Show that $S_n$ has no subgroup of index $t$ for $2 < t < n$

Question

I am trying to solve the following exercise

Show that $S_n$ has no subgroup of index $t$ for $2 < t < n$

which is the exercise 3.25 of An Introduction to Theory of Groups, by Joseph J. Rotman.

I think I should use a theorem that says that if $H \le G$ and $[G : H] = \ell$, then $\exists \rho \in \mathrm{Hom}(G, S_\ell)$ such that $\ker(\rho) \le H$. That would give me an isomorphism between $S_n / \langle \ker(\rho) \rangle $ and $\mathrm{Im}(\rho) \le S_t$ and I was hoping to prove that it is impossible.

I tried to fix some value for $t$, for instance, $t = 3$, to have some idea about the general problem, but even in this scenario, I am not able to prove it, because I can't visualize the group $S_n / \langle \ker(\rho) \rangle $.

Well, do you have any tip?
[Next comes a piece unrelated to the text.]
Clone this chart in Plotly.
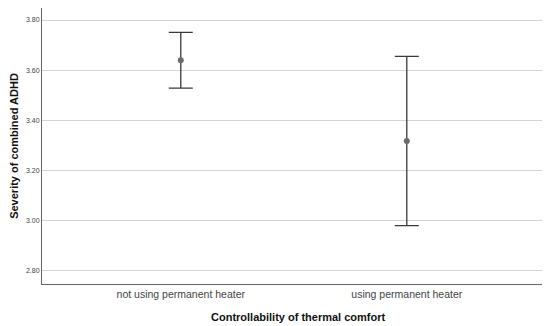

I am not looking for a full answer to that exercise, but maybe you could point out some theorems and properties of $S_n$ that might be useful here.

Answer 1

Using google gave this question here, where someone claimed that he has found a proof: A subgroup of symmetric group of degree n with index smaller than n.

The basic idea is to use the theorem you gave, together with the fact that a kernel of a homomorphism is normal and the only non-trivial normal subgroup of $S_n$ is $A_n$ (for $n \geq 5$, so you might need to do the case $n = 4$ and $t = 3$ by hand).

Answer 2

Theorem 3.14 is used often in solving exercises in Rotman's Introduction to the Theory of Groups. In this application, we are looking for a subgroup $H$ of $G$ such that $t=[G:H]>2$. There is a homomorphism $\rho: G\rightarrow S_t$ with $\text{ker}\;\rho \le H$. $\text{ker}\;\rho$ is a normal subgroup of $S_5$ with an index that is greater than 2. But, $A_5$ is the only non-trivial normal subgroup of $S_5$, so $\text{ker}\;\rho=1$ and $t=n$.